Omitting outliers
Someone sent me this email today:
One of my colleagues said that you once said/wrote that you had encountered very few real outliers in your work, and that normally the “outlier-looking” data points were proper data points that should not have been treated as outliers. Have you discussed this in writing? If so, I would love to read it.
I don’t think I’ve ever said or written anything quite like that, and I see lots of outliers in real data. But I have counselled against omitting apparent outliers.

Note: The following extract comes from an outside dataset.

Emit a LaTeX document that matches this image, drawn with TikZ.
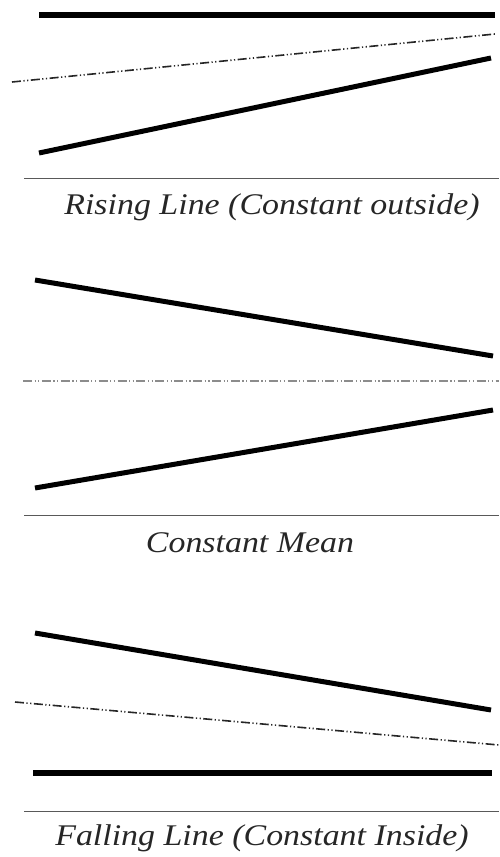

Often the most interesting part of a data set is in the unusual or unexpected observations, so I’m strongly opposed to automatic omission of outliers. The most famous case of that is the non-detection of the hole in the ozone layer by NASA. The way I was told the story was that outliers had been automatically filtered from the data obtained from Nimbus-7. It was only when the British Antarctic Survey observed the phenomenon in the mid 1980s that scientists went back and found the problem could have been detected a decade earlier if automated outlier filtering had not been applied by NASA. In fact, that is also how the story was told on the NASA website for a few years. But in a letter to the editor of the IMS bulletin, Pukelsheim (1990) explains that the reality was more complicated. In the corrected story, scientists were investigating the unusual observations to see if they were genuine, or the result of instrumental error, but still didn’t detect the problem until quite late.
Whatever actually happened, outliers need to be investigated not omitted. Try to understand what caused some observations to be different from the bulk of the observations. If you understand the reasons, you are then in a better position to judge whether the points can legitimately removed from the data set, or whether you’ve just discovered something new and interesting. Never remove a point just because it is weird.